The task:
Reproduce the data below in full and exclude every picture.

■ ■ ■ ■

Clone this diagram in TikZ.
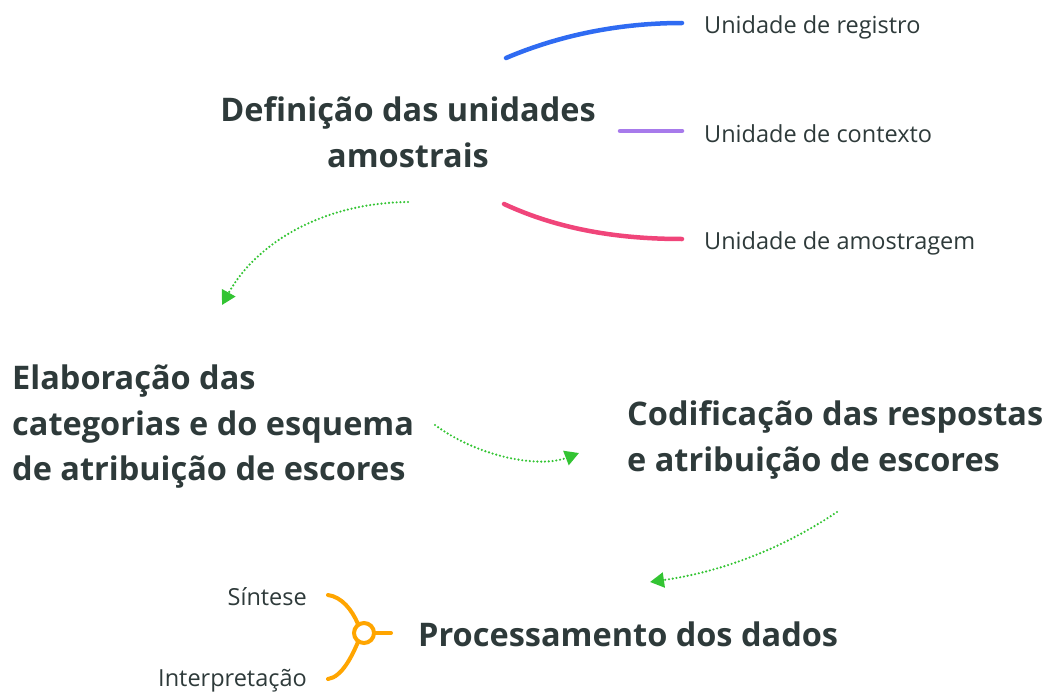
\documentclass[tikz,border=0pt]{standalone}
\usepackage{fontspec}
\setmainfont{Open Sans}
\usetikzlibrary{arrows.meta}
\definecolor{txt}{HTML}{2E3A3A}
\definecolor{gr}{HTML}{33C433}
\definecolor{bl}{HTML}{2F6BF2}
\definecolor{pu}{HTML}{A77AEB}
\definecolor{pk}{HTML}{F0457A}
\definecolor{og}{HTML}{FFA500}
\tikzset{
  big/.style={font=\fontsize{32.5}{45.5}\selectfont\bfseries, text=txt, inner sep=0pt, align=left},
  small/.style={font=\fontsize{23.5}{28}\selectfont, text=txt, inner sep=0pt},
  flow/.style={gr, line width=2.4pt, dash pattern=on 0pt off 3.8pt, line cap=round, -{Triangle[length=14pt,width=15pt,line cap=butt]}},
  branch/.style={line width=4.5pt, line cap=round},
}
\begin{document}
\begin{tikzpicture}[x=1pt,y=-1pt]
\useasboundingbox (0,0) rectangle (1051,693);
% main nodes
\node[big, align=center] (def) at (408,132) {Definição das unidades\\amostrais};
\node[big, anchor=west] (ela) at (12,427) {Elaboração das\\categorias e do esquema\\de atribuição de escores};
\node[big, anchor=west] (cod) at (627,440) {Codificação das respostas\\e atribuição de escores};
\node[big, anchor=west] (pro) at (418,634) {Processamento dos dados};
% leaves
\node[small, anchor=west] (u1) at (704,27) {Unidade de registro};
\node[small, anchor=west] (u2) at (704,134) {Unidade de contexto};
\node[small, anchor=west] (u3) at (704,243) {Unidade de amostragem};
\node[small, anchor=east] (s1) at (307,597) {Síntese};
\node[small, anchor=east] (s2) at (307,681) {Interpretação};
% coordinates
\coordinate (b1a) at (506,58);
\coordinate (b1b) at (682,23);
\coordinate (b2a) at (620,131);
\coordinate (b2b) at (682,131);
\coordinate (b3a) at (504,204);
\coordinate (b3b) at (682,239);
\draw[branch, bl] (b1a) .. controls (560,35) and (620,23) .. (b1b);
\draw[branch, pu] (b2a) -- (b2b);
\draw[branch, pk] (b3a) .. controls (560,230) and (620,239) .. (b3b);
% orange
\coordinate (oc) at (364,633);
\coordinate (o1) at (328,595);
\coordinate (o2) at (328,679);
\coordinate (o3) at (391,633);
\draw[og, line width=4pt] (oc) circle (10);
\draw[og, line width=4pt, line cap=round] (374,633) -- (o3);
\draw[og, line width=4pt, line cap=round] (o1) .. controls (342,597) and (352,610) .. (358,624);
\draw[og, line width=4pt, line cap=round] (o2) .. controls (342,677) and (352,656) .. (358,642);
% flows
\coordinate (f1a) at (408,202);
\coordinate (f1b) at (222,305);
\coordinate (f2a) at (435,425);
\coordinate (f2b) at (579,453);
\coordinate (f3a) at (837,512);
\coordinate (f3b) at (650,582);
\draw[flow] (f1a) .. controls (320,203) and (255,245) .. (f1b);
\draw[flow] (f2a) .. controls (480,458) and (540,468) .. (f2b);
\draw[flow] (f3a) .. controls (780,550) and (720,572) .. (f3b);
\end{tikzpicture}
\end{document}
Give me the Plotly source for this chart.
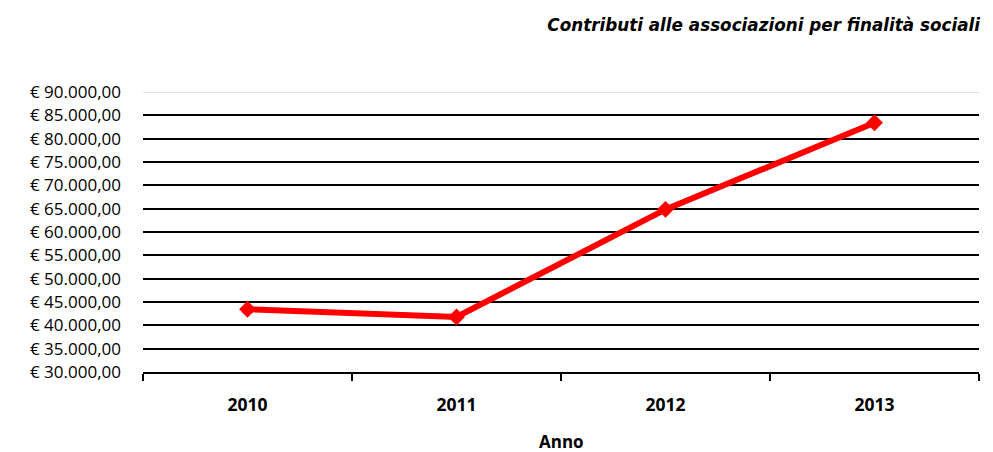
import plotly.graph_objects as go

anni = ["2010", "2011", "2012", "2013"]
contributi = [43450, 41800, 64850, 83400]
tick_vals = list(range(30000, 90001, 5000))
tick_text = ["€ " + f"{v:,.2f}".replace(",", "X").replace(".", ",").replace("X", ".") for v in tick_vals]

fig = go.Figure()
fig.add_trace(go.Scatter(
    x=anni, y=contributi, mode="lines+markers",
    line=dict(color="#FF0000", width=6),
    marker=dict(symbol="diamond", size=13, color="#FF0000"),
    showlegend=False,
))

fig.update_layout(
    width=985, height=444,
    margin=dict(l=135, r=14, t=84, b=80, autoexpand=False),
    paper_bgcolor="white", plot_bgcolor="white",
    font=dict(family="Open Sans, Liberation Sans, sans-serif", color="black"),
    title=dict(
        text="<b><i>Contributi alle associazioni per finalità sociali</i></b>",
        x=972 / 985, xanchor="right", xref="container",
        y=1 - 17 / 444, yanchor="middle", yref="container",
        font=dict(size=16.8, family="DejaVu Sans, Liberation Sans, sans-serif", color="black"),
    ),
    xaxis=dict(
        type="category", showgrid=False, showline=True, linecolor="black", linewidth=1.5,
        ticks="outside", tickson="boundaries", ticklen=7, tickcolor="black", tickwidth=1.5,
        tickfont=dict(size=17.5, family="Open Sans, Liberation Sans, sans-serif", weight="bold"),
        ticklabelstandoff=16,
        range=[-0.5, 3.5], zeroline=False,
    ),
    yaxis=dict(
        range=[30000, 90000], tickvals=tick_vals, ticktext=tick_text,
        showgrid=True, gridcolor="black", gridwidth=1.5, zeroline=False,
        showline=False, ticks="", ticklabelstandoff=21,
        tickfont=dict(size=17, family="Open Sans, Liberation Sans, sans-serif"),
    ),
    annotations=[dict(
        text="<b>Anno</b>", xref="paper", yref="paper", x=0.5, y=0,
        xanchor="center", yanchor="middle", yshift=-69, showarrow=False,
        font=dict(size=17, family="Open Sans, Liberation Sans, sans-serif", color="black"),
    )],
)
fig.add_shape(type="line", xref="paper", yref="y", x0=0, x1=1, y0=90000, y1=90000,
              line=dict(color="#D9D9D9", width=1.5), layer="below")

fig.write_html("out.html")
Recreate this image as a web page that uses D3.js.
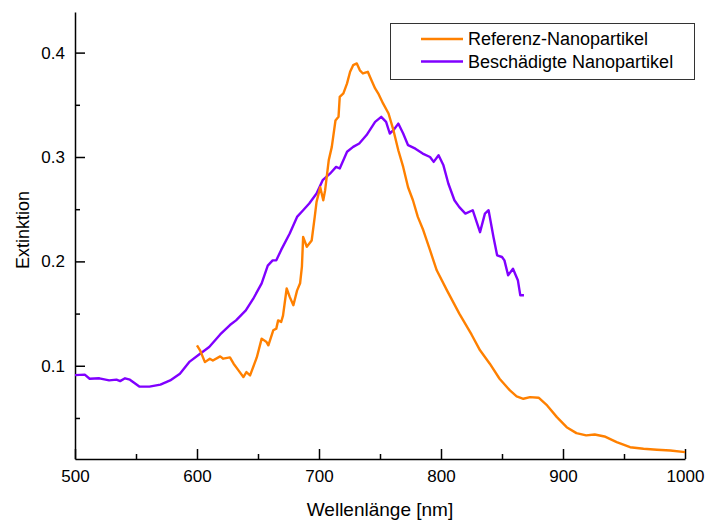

■ ■ ■ ■

Result:
Clone this diagram in TikZ.
\documentclass[tikz,border=0pt]{standalone}
\usepackage{fontspec}
\setmainfont{Open Sans}
\usetikzlibrary{arrows.meta}
\definecolor{txt}{HTML}{2E3A3A}
\definecolor{gr}{HTML}{33C433}
\definecolor{bl}{HTML}{2F6BF2}
\definecolor{pu}{HTML}{A77AEB}
\definecolor{pk}{HTML}{F0457A}
\definecolor{og}{HTML}{FFA500}
\tikzset{
  big/.style={font=\fontsize{32.5}{45.5}\selectfont\bfseries, text=txt, inner sep=0pt, align=left},
  small/.style={font=\fontsize{23.5}{28}\selectfont, text=txt, inner sep=0pt},
  flow/.style={gr, line width=2.4pt, dash pattern=on 0pt off 3.8pt, line cap=round, -{Triangle[length=14pt,width=15pt,line cap=butt]}},
  branch/.style={line width=4.5pt, line cap=round},
}
\begin{document}
\begin{tikzpicture}[x=1pt,y=-1pt]
\useasboundingbox (0,0) rectangle (1051,693);
% main nodes
\node[big, align=center] (def) at (408,132) {Definição das unidades\\amostrais};
\node[big, anchor=west] (ela) at (12,427) {Elaboração das\\categorias e do esquema\\de atribuição de escores};
\node[big, anchor=west] (cod) at (627,440) {Codificação das respostas\\e atribuição de escores};
\node[big, anchor=west] (pro) at (418,634) {Processamento dos dados};
% leaves
\node[small, anchor=west] (u1) at (704,27) {Unidade de registro};
\node[small, anchor=west] (u2) at (704,134) {Unidade de contexto};
\node[small, anchor=west] (u3) at (704,243) {Unidade de amostragem};
\node[small, anchor=east] (s1) at (307,597) {Síntese};
\node[small, anchor=east] (s2) at (307,681) {Interpretação};
% coordinates
\coordinate (b1a) at (506,58);
\coordinate (b1b) at (682,23);
\coordinate (b2a) at (620,131);
\coordinate (b2b) at (682,131);
\coordinate (b3a) at (504,204);
\coordinate (b3b) at (682,239);
\draw[branch, bl] (b1a) .. controls (560,35) and (620,23) .. (b1b);
\draw[branch, pu] (b2a) -- (b2b);
\draw[branch, pk] (b3a) .. controls (560,230) and (620,239) .. (b3b);
% orange
\coordinate (oc) at (364,633);
\coordinate (o1) at (328,595);
\coordinate (o2) at (328,679);
\coordinate (o3) at (391,633);
\draw[og, line width=4pt] (oc) circle (10);
\draw[og, line width=4pt, line cap=round] (374,633) -- (o3);
\draw[og, line width=4pt, line cap=round] (o1) .. controls (342,597) and (352,610) .. (358,624);
\draw[og, line width=4pt, line cap=round] (o2) .. controls (342,677) and (352,656) .. (358,642);
% flows
\coordinate (f1a) at (408,202);
\coordinate (f1b) at (222,305);
\coordinate (f2a) at (435,425);
\coordinate (f2b) at (579,453);
\coordinate (f3a) at (837,512);
\coordinate (f3b) at (650,582);
\draw[flow] (f1a) .. controls (320,203) and (255,245) .. (f1b);
\draw[flow] (f2a) .. controls (480,458) and (540,468) .. (f2b);
\draw[flow] (f3a) .. controls (780,550) and (720,572) .. (f3b);
\end{tikzpicture}
\end{document}
Give me the Plotly source for this chart.
import plotly.graph_objects as go

anni = ["2010", "2011", "2012", "2013"]
contributi = [43450, 41800, 64850, 83400]
tick_vals = list(range(30000, 90001, 5000))
tick_text = ["€ " + f"{v:,.2f}".replace(",", "X").replace(".", ",").replace("X", ".") for v in tick_vals]

fig = go.Figure()
fig.add_trace(go.Scatter(
    x=anni, y=contributi, mode="lines+markers",
    line=dict(color="#FF0000", width=6),
    marker=dict(symbol="diamond", size=13, color="#FF0000"),
    showlegend=False,
))

fig.update_layout(
    width=985, height=444,
    margin=dict(l=135, r=14, t=84, b=80, autoexpand=False),
    paper_bgcolor="white", plot_bgcolor="white",
    font=dict(family="Open Sans, Liberation Sans, sans-serif", color="black"),
    title=dict(
        text="<b><i>Contributi alle associazioni per finalità sociali</i></b>",
        x=972 / 985, xanchor="right", xref="container",
        y=1 - 17 / 444, yanchor="middle", yref="container",
        font=dict(size=16.8, family="DejaVu Sans, Liberation Sans, sans-serif", color="black"),
    ),
    xaxis=dict(
        type="category", showgrid=False, showline=True, linecolor="black", linewidth=1.5,
        ticks="outside", tickson="boundaries", ticklen=7, tickcolor="black", tickwidth=1.5,
        tickfont=dict(size=17.5, family="Open Sans, Liberation Sans, sans-serif", weight="bold"),
        ticklabelstandoff=16,
        range=[-0.5, 3.5], zeroline=False,
    ),
    yaxis=dict(
        range=[30000, 90000], tickvals=tick_vals, ticktext=tick_text,
        showgrid=True, gridcolor="black", gridwidth=1.5, zeroline=False,
        showline=False, ticks="", ticklabelstandoff=21,
        tickfont=dict(size=17, family="Open Sans, Liberation Sans, sans-serif"),
    ),
    annotations=[dict(
        text="<b>Anno</b>", xref="paper", yref="paper", x=0.5, y=0,
        xanchor="center", yanchor="middle", yshift=-69, showarrow=False,
        font=dict(size=17, family="Open Sans, Liberation Sans, sans-serif", color="black"),
    )],
)
fig.add_shape(type="line", xref="paper", yref="y", x0=0, x1=1, y0=90000, y1=90000,
              line=dict(color="#D9D9D9", width=1.5), layer="below")

fig.write_html("out.html")
Recreate this image as a web page that uses D3.js.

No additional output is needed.